SimCity has been a popular franchise for quite some time now, and with the last release of SimCity 4 in 2003 many gamers were excited that a new installment was on the way. For those who haven't heard of it, SimCity is a simulation where you run a city, pretty simple huh? You are the mayor, you build your city and try to make it grow all while doing your best to keep a balanced budget. SimCity simulates many things such as crime, utilities, happiness, economy etc and you must balance all of these to make successful city.

Simcity (AKA SimCity 5)

The latest addition to the SimCity franchise made some pretty extreme changes over previous installments. Some of the big changes are much smaller city size, online multiplayer, and leaving the grid system behind. Some of these are nice such as being able to build roads and building anywhere without having to snap to a grid, but others have caused quite a bit of fuss in the community.

The online multiplayer received some very mixed feelings when it was mentioned during development. While many players liked the idea of being able to play with others, the fact that it was styled similarly to Diablo III with an "always online" requirement had people worried. As it turns out, their fears were well founded. The release, which EA promised would go smoothly, was disastrous. Pre-orders would not download, servers crashed, regions that players had started disappeared and a slew of other issues, some of which are continuing as of this writing, have made the game difficult to play at best.
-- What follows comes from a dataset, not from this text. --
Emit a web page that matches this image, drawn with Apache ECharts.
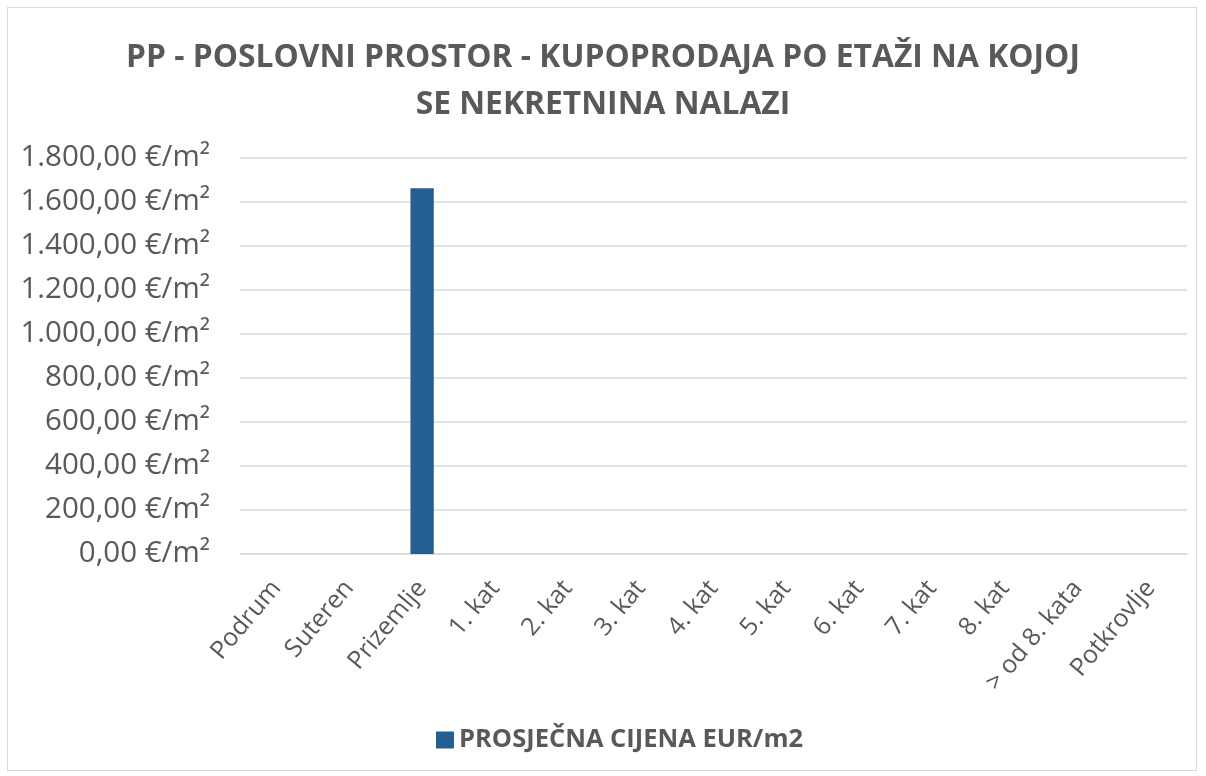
<!DOCTYPE html>
<html>
<head>
<meta charset="utf-8">
<script src="https://cdn.jsdelivr.net/npm/echarts@6/dist/echarts.min.js"></script>
<style>
  html, body { margin: 0; padding: 0; background: #fff; }
  #frame { position: absolute; left: 7px; top: 7px; width: 1190px; height: 764px; border: 1.5px solid #d9d9d9; box-sizing: border-box; }
  #chart { width: 1206px; height: 776px; }
</style>
</head>
<body>
<div id="frame"></div>
<div id="chart"></div>
<script>
const categories = ['Podrum', 'Suteren', 'Prizemlje', '1. kat', '2. kat', '3. kat', '4. kat', '5. kat', '6. kat', '7. kat', '8. kat', '> od 8. kata', 'Potkrovlje'];
const prices = [null, null, 1663, null, null, null, null, null, null, null, null, null, null];
const seriesName = 'PROSJEČNA CIJENA EUR/m2';
const titleText = 'PP - POSLOVNI PROSTOR - KUPOPRODAJA PO ETAŽI NA KOJOJ\nSE NEKRETNINA NALAZI';

const fmt = (v) => {
  const parts = v.toFixed(2).split('.');
  const intPart = parts[0].replace(/\B(?=(\d{3})+(?!\d))/g, '.');
  return intPart + ',' + parts[1] + ' €/m²';
};

const chart = echarts.init(document.getElementById('chart'));
chart.setOption({
  animation: false,
  textStyle: { fontFamily: "'Open Sans', sans-serif" },
  title: {
    text: titleText,
    left: 'center',
    top: 29,
    textStyle: { fontSize: 31.8, fontWeight: 'bold', color: '#595959', lineHeight: 47, fontFamily: "'Open Sans', sans-serif" }
  },
  legend: {
    bottom: 18,
    left: 431,
    itemWidth: 18,
    itemHeight: 17,
    itemGap: 6,
    icon: 'rect',
    textStyle: { fontSize: 25.5, fontWeight: 'bold', color: '#595959' },
    data: [seriesName]
  },
  grid: { left: 240, right: 19, top: 158, bottom: 222, containLabel: false },
  xAxis: {
    type: 'category',
    data: categories,
    axisLine: { show: true, lineStyle: { color: '#d9d9d9', width: 1.5 } },
    axisTick: { show: false },
    axisLabel: { rotate: 50, fontSize: 25, color: '#595959', margin: 30, interval: 0 }
  },
  yAxis: {
    type: 'value',
    min: 0,
    max: 1800,
    interval: 200,
    axisLine: { show: false },
    axisTick: { show: false },
    splitLine: { lineStyle: { color: '#d9d9d9', width: 1.5 } },
    axisLabel: { fontSize: 29.5, color: '#595959', margin: 30, formatter: fmt }
  },
  series: [{
    name: seriesName,
    type: 'bar',
    data: prices,
    barWidth: '32%',
    itemStyle: { color: '#255e91' }
  }]
});
</script>
</body>
</html>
Aside from the "online only" issues, the game is not bad at all. The cities render beautifully, the game plays well and it is highly entertaining. There are a few bugs, but that is to be expected so soon after release, and some of which can be quite funny. The ability to specialize cities and have multiple in a region work in tandem is a definite plus. Players can make one city focused on coal or oil, power and industry, and a neighboring city that focuses on trade to sell off excess resources, while another city in the area brings in tourists and each is working together sharing workers, buying and selling utilities and donating police, fire, health, and trash services to one and other. The downside to this is the city areas are so small you really don't have much of a choice but to play this way. The massive, sprawling metropolis of previous SimCity games has become a thing of the past.

All in all, SimCity is an OK game, it plays well and looks nice, but server issues and small city size have a way of really dampening the game. If you want to play alone, which my SimCity players are accustomed too, you still have to connect to EA's servers. Issues with the game have caused ratings to plummet on sites like and MetaCritic. If it wasn't online only it would actually be a good game, but the issues from the online DRM (Digital Rights Management) cause many headaches for players who just want to play alone.